Lawyers: MSU not liable in alleged sex assault

Mark Hicks
The Detroit News

Michigan State University should not be included in a student’s legal action over an alleged sexual assault involving basketball players since the incident was off-campus and school counselors she told weren't obligated to report what happened, MSU lawyers argue.

“Plaintiff has every right to pursue appropriate criminal and civil remedies against the students who assaulted her. Plaintiff, however, cannot show that MSU is responsible for criminal actions that did not occur on its campus,” the attorneys wrote in a filing this week. “Nor can she fault MSU’s conduct after the assault where she never told any MSU employees who were in a position to take action, and she never requested any remedies from MSU that were not provided.”

The motion was the latest in litigation that the unidentified student filed in April in U.S. District Court for the Western District of Michigan. She claimed that after Duke University defeated MSU in the 2015 college basketball Final Four and the team returned to East Lansing, several players assaulted her following an invitation to a party.

Michigan State University.

The next week, a friend took the 18-year-old to the MSU counseling center, where staffers reportedly discouraged her from going to police, failed to outline options to inform the school Office of Institutional Equity, or describe the woman’s rights under Title IX, which prohibits educational programs from discriminating against someone on the basis of their gender, according to the lawsuit.

However, MSU’s legal team asserts that school counselors were not the proper agents to start seeking action in an alleged rape, citing university policy requiring employees, except for those identified as confidential sources, “to promptly report incidents of sexual harassment, sexual violence, sexual misconduct, stalking and relationship violence” to the Office of Institutional Equity and MSU police.  

The counseling center, now within the school’s Counseling & Psychiatric Services, “is identified to students as a confidential resource, meaning that students can speak to a counselor privately, without the counselor reporting the information to others, including MSU’s administration or the police,” lawyers wrote in the court filing Monday.

The student's lawsuit contends officials did not tell her about a no-contact order to bar the alleged assailants from her dorm and the teen encountering them in the cafeteria there sparked panic as well as flashbacks.

But the school’s attorneys say the student “does not allege that she reported her concerns to MSU or that John Does 1-3 ever approached or harassed her again.” They also ask that a judge dismiss her complaint.

“While the conduct alleged is undoubtedly horrible, MSU cannot reasonably be held liable for damages resulting from the independent actions of its students which take place on private property over which it has no control,” the court filing said.

Reached Wednesday, Karen Truszkowski, the Lansing-based lawyer representing the student, rejected that response.
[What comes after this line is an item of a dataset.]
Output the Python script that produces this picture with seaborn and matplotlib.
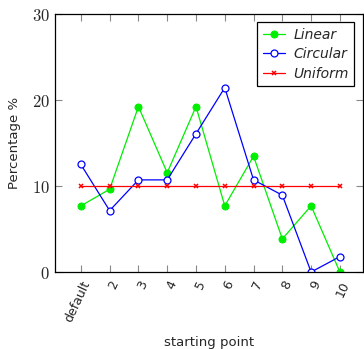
import matplotlib
matplotlib.use("Agg")
import matplotlib.pyplot as plt
import numpy as np
import pandas as pd
import seaborn as sns

# starting points and share of runs (percent) per strategy
starts = ["default", "2", "3", "4", "5", "6", "7", "8", "9", "10"]
linear = [7.69, 9.62, 19.23, 11.54, 19.23, 7.69, 13.46, 3.85, 7.69, 0.0]
circular = [12.5, 7.14, 10.71, 10.71, 16.07, 21.43, 10.71, 8.93, 0.0, 1.79]
uniform = [10, 10, 10, 10, 10, 10, 10, 10, 10, 10]
yticks = [0, 10, 20, 30]

if __name__ == "__main__":
    sns.set_style("ticks")
    plt.rcParams["font.family"] = ["DejaVu Sans"]
    plt.rcParams["mathtext.fontset"] = "cm"

    pos = np.arange(1, len(starts) + 1)
    df = pd.DataFrame({"pos": pos, "Linear": linear, "Circular": circular, "Uniform": uniform})

    fig = plt.figure(figsize=(3.64, 3.49), dpi=100)
    ax = fig.add_axes([0.151, 0.2206, 0.846, 0.7394])

    styles = {
        "Linear": dict(color="#00ee00", marker="o", markersize=5, markerfacecolor="#00ee00",
                       markeredgecolor="#00ee00"),
        "Circular": dict(color="#0000ff", marker="o", markersize=5, markerfacecolor="white",
                         markeredgecolor="#0000ff", markeredgewidth=0.9),
        "Uniform": dict(color="#ff0000", marker="x", markersize=3.5, markeredgecolor="#ff0000",
                        markeredgewidth=1.1),
    }
    for name, st in styles.items():
        sns.lineplot(data=df, x="pos", y=name, ax=ax, label=name, linewidth=0.9, **st)

    ax.set_xlim(0.1, 10.8)
    ax.set_ylim(0, 30)
    ax.set_xticks(pos)
    ax.set_xticklabels(starts, rotation=65, ha="right", rotation_mode="anchor", fontsize=9)
    ax.set_yticks(yticks)
    ax.set_yticklabels([f"${v}$" for v in yticks], fontsize=12)
    ax.tick_params(direction="in", top=True, right=True, length=5, width=0.8, color="#888888")
    ax.tick_params(axis="x", pad=5)
    for s in ax.spines.values():
        s.set_linewidth(0.9)
        s.set_color("black")

    ax.set_xlabel("starting point", fontsize=9.5, labelpad=8)
    ax.set_ylabel("Percentage %", fontsize=9.5, labelpad=8)

    leg = ax.legend(loc="upper right", frameon=True, fancybox=False, fontsize=10,
                    borderaxespad=0.5, handlelength=1.6, labelspacing=0.4,
                    borderpad=0.4, handletextpad=0.6,
                    bbox_to_anchor=(0.995, 0.995))
    leg.get_frame().set_edgecolor("black")
    leg.get_frame().set_linewidth(0.9)
    leg.get_frame().set_alpha(1)
    for t in leg.get_texts():
        t.set_fontstyle("italic")

    fig.savefig("out.png", dpi=100)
“The complaint speaks for itself. The victim did not report it to anyone else because she was discouraged to do so to the point that she was understandably and rightfully frightened about what would happen to her," she told The Detroit News. "We have seen historically what happens when victims and even witnesses come forward with these types of allegations against powerful entities. What 19 year-old would willingly take on this process against a powerful entity and their agents?”

The suit followed the high-profile Larry Nassar scandal as well as other sexual assault allegations against Spartan athletes.
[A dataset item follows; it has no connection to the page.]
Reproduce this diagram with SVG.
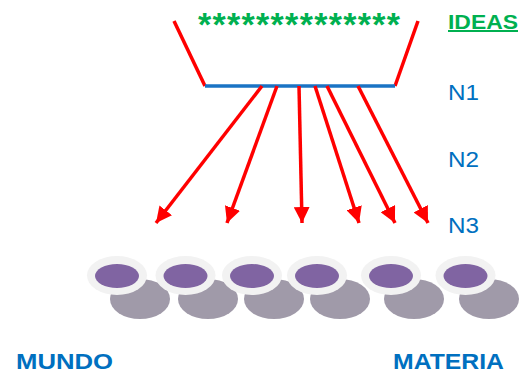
<svg xmlns="http://www.w3.org/2000/svg" width="519" height="374" viewBox="0 0 519 374">
<style>
  .red{stroke:#FF0000;stroke-width:3.5;fill:none;stroke-linecap:butt}
  .arrow{stroke:#FF0000;stroke-width:3.5;fill:none;marker-end:url(#ah)}
  .lbl{font-family:"Liberation Sans",Arial,sans-serif;fill:#0070C0;font-size:22px}
  .bold{font-weight:bold}
  .gray{fill:#A09AA9}
  .ring{fill:#F2F2F2}
  .dot{fill:#8064A2}
</style>
<defs>
  <marker id="ah" markerUnits="userSpaceOnUse" markerWidth="17" markerHeight="16" refX="16" refY="8" orient="auto" viewBox="0 0 17 16">
    <path d="M0,0 L16,8 L0,16 z" fill="#FF0000"/>
  </marker>
</defs>
<rect width="519" height="374" fill="#FFFFFF"/>
<g id="funnel">
  <line class="red" x1="174" y1="21" x2="205" y2="86"/>
  <line class="red" x1="418" y1="21" x2="395" y2="86"/>
  <line x1="205" y1="86" x2="395" y2="86" stroke="#1A73C4" stroke-width="3.5"/>
</g>
<g id="stars">
  <text x="198" y="36" textLength="202" lengthAdjust="spacing" font-family="Liberation Sans, Arial, sans-serif" font-weight="bold" font-size="34" fill="#00B050">**************</text>
</g>
<g id="labels">
  <text x="448" y="29" class="bold" font-family="Liberation Sans, Arial, sans-serif" font-size="20" fill="#00B050" text-decoration="underline" textLength="70" lengthAdjust="spacingAndGlyphs">IDEAS</text>
  <text class="lbl" x="448" y="100" textLength="31" lengthAdjust="spacingAndGlyphs">N1</text>
  <text class="lbl" x="448" y="167" textLength="31" lengthAdjust="spacingAndGlyphs">N2</text>
  <text class="lbl" x="448" y="233" textLength="31" lengthAdjust="spacingAndGlyphs">N3</text>
  <text class="lbl bold" x="16" y="369" font-size="23" textLength="97" lengthAdjust="spacingAndGlyphs">MUNDO</text>
  <text class="lbl bold" x="393" y="369" font-size="23" textLength="111" lengthAdjust="spacingAndGlyphs">MATERIA</text>
</g>
<g id="connectors">
  <line class="arrow" x1="262" y1="86" x2="156" y2="223"/>
  <line class="arrow" x1="277" y1="86" x2="227" y2="223"/>
  <line class="arrow" x1="299" y1="86" x2="302" y2="223"/>
  <line class="arrow" x1="315" y1="86" x2="359" y2="223"/>
  <line class="arrow" x1="327" y1="86" x2="395" y2="223"/>
  <line class="arrow" x1="358" y1="86" x2="428" y2="223"/>
</g>
<g id="matter-back">
  <ellipse class="gray" cx="140" cy="299" rx="30" ry="20"/>
  <ellipse class="gray" cx="208" cy="299" rx="30" ry="20"/>
  <ellipse class="gray" cx="274" cy="299" rx="30" ry="20"/>
  <ellipse class="gray" cx="340" cy="299" rx="30" ry="20"/>
  <ellipse class="gray" cx="414" cy="299" rx="30" ry="20"/>
  <ellipse class="gray" cx="489" cy="299" rx="30" ry="20"/>
</g>
<g id="particle1"><ellipse class="ring" cx="117" cy="275.5" rx="30" ry="19.5"/><ellipse class="dot" cx="117" cy="276" rx="22" ry="12"/></g>
<g id="particle2"><ellipse class="ring" cx="185.5" cy="275.5" rx="30" ry="19.5"/><ellipse class="dot" cx="185.5" cy="276" rx="22" ry="12"/></g>
<g id="particle3"><ellipse class="ring" cx="252" cy="275.5" rx="30" ry="19.5"/><ellipse class="dot" cx="252" cy="276" rx="22" ry="12"/></g>
<g id="particle4"><ellipse class="ring" cx="317" cy="275.5" rx="30" ry="19.5"/><ellipse class="dot" cx="317" cy="276" rx="22" ry="12"/></g>
<g id="particle5"><ellipse class="ring" cx="391" cy="275.5" rx="30" ry="19.5"/><ellipse class="dot" cx="391" cy="276" rx="22" ry="12"/></g>
<g id="particle6"><ellipse class="ring" cx="465.5" cy="275.5" rx="30" ry="19.5"/><ellipse class="dot" cx="465.5" cy="276" rx="22" ry="12"/></g>
</svg>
This spring, three ex-MSU football players pleaded guilty to a reduced, archaic charge of seducing an unmarried woman and avoided jail time in an alleged sex assault reported in 2017.

Last year, football player Auston Robertson was dismissed from the team after being charged with allegedly forcing a woman to have sex with him in his apartment.

Some athletes also have claimed they were unfairly targeted after unproven allegations. Former football player Keith Mumphery recently sued the school, saying he was expelled based on a false report, which ended his NFL career.